#### Excerpted data ####

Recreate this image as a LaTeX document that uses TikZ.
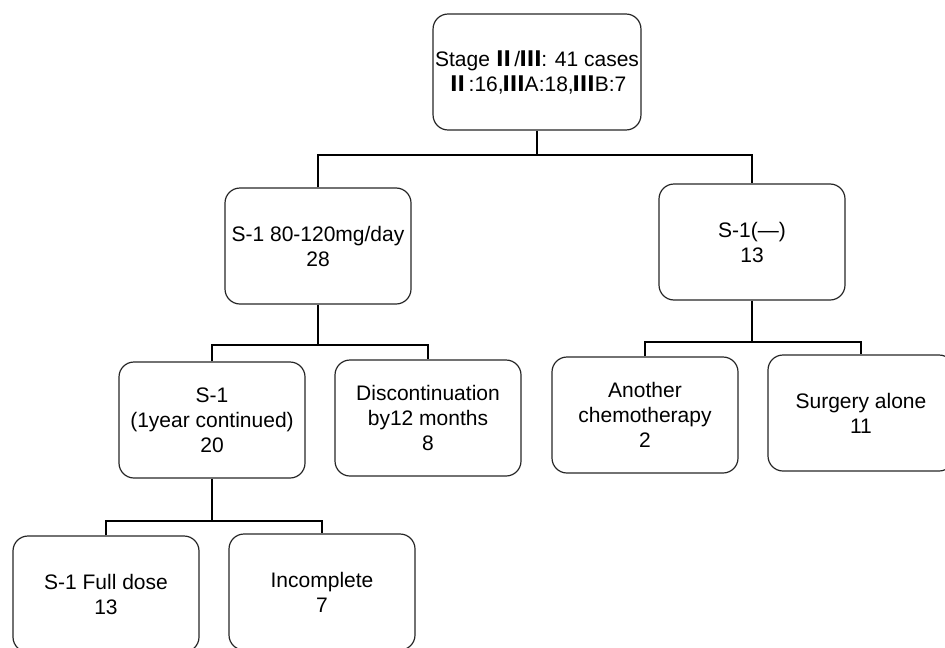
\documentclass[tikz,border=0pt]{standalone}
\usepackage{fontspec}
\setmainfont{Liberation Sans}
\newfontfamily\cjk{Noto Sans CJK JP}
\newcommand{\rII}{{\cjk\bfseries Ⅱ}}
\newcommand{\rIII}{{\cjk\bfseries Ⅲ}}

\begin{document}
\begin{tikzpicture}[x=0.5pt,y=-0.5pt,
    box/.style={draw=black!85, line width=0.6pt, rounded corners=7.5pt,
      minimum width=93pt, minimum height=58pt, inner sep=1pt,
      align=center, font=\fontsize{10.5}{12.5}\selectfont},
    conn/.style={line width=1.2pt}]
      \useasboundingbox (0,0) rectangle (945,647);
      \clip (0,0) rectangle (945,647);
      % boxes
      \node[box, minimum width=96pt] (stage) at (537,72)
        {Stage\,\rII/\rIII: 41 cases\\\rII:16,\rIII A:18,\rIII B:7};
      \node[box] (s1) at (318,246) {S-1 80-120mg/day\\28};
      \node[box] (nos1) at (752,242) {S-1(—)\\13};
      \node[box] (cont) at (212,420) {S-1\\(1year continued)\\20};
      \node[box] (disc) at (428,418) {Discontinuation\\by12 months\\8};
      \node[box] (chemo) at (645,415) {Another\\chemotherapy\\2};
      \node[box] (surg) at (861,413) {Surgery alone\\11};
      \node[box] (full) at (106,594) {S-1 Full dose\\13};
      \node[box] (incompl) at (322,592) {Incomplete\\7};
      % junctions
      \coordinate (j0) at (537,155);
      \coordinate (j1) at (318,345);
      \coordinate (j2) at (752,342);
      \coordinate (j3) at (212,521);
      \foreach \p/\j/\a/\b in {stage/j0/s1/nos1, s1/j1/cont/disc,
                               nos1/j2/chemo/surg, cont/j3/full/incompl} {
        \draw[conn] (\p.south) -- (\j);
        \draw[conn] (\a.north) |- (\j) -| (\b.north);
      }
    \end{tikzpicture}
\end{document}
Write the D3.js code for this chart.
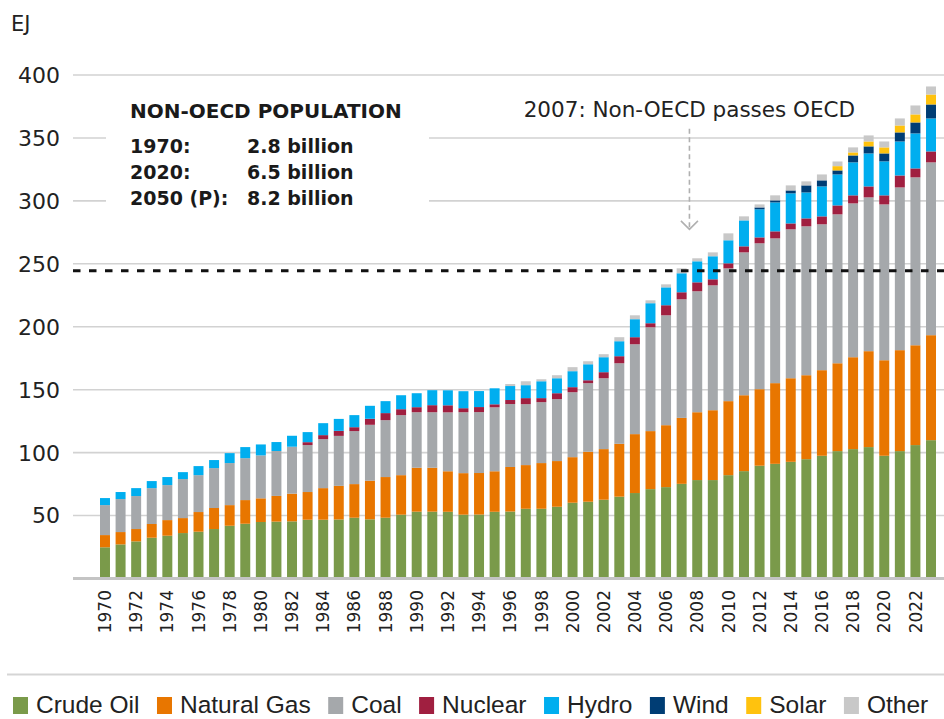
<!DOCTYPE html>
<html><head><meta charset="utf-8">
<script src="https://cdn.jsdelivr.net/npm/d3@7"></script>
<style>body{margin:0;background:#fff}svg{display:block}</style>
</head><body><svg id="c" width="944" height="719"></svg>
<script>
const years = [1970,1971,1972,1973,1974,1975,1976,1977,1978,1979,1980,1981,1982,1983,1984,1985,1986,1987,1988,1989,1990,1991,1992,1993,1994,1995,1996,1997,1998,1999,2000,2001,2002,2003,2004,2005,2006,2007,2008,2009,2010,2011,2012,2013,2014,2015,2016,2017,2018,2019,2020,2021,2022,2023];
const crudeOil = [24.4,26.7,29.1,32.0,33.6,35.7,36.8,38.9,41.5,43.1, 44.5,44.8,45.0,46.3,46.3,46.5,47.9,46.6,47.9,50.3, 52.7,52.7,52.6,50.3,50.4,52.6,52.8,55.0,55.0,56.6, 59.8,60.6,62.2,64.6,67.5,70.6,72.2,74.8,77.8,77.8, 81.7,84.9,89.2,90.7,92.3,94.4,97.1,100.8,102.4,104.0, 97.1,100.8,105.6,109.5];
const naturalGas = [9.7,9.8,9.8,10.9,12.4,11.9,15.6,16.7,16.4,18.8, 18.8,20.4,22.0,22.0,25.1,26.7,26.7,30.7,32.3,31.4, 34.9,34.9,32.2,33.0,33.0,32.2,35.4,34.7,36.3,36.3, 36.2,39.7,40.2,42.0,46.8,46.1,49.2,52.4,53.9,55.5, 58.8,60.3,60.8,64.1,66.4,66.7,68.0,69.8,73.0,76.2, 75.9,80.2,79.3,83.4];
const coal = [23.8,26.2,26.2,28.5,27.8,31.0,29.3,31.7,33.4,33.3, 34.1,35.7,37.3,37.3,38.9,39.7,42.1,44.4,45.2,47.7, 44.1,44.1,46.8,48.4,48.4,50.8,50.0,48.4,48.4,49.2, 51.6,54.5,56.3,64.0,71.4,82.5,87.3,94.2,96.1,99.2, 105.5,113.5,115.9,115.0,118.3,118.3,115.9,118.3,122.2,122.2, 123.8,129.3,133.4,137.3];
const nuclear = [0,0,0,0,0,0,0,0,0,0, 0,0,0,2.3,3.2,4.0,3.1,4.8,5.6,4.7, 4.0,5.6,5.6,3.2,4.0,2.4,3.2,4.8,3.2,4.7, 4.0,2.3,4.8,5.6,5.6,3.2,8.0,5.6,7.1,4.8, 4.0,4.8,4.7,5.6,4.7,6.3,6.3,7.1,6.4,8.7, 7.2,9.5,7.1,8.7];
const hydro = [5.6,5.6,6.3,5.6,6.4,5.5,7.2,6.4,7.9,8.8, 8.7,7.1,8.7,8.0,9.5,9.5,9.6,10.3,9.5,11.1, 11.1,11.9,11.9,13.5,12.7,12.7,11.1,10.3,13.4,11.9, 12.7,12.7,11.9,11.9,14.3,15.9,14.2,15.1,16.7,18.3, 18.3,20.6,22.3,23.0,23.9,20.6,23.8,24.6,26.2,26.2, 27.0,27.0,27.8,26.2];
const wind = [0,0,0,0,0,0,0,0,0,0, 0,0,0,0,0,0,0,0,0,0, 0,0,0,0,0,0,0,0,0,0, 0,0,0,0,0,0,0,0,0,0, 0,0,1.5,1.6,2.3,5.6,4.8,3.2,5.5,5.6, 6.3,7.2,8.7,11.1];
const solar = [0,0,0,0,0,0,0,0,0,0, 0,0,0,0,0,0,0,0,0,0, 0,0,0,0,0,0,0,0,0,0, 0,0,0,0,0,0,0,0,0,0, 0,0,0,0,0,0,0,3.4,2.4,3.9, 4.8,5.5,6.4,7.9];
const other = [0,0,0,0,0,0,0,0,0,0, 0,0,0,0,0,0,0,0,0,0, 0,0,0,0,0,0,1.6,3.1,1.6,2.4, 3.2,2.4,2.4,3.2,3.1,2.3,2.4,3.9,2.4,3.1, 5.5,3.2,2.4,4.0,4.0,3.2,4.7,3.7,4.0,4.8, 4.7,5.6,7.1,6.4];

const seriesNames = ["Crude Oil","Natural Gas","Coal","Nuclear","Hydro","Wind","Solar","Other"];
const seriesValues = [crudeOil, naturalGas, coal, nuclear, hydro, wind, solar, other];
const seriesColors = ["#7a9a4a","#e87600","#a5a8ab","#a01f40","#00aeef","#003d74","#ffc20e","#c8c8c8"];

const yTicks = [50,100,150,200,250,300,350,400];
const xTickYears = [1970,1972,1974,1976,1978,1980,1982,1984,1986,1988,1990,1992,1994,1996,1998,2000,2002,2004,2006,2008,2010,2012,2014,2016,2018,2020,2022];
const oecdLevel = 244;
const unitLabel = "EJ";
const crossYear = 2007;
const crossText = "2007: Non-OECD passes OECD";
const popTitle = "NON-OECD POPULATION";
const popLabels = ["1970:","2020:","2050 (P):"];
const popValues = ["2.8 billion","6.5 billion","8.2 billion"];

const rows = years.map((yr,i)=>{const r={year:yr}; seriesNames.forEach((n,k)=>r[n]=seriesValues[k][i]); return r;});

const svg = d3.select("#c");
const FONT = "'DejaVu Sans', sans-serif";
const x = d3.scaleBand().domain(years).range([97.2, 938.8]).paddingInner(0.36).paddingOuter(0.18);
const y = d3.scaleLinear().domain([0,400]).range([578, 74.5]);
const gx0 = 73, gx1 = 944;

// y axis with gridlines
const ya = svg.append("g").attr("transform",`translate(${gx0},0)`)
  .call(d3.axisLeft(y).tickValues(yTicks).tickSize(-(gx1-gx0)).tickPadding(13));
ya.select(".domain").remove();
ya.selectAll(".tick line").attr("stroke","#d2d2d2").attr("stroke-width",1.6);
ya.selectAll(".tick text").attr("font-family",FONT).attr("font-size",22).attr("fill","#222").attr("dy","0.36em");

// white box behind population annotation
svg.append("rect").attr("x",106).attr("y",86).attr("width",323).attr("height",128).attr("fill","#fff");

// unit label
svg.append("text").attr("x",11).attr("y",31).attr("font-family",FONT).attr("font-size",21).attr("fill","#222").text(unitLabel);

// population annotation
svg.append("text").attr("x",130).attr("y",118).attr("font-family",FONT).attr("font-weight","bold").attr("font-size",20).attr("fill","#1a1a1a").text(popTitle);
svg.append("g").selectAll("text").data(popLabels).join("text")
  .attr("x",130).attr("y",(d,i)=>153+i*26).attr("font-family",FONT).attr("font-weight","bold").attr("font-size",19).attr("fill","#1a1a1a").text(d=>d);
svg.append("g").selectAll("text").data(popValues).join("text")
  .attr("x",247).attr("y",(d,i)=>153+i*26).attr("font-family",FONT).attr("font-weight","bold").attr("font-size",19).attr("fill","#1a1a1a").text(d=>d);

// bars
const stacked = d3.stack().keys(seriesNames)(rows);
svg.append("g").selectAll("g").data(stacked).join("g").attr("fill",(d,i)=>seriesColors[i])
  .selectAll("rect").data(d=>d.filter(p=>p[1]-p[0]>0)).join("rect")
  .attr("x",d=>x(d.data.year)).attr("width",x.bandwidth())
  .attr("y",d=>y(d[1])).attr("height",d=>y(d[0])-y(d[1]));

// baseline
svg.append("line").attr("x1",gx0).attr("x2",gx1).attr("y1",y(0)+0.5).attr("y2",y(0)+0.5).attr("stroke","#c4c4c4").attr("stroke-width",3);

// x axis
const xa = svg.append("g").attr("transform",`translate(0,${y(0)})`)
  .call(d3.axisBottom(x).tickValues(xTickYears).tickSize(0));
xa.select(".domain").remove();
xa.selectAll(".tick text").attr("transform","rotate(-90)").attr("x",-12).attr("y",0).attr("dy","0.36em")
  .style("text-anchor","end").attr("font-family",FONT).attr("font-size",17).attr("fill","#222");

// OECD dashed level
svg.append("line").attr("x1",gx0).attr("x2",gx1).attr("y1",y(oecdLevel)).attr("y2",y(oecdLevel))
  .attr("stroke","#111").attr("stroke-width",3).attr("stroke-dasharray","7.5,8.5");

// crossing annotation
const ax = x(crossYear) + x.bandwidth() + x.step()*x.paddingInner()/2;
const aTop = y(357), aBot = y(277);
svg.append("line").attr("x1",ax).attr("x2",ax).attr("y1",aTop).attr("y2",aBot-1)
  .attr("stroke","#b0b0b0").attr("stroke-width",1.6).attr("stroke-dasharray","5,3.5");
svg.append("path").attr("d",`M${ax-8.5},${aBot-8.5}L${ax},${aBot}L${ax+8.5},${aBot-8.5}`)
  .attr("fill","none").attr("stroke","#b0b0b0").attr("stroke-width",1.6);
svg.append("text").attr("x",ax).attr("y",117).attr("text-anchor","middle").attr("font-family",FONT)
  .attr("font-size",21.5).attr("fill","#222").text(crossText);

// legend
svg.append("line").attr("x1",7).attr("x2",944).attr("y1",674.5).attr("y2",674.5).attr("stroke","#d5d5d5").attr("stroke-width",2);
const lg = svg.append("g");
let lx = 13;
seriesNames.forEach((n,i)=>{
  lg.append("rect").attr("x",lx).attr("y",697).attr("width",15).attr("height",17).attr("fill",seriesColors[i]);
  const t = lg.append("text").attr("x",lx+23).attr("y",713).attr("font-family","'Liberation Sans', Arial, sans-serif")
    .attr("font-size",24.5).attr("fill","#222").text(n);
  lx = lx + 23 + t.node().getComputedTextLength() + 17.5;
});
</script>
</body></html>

####

Work to complete - From the listing above, return each line with the word "this".

Answer to the problem -
Recreate this image as a LaTeX document that uses TikZ.
Write the D3.js code for this chart.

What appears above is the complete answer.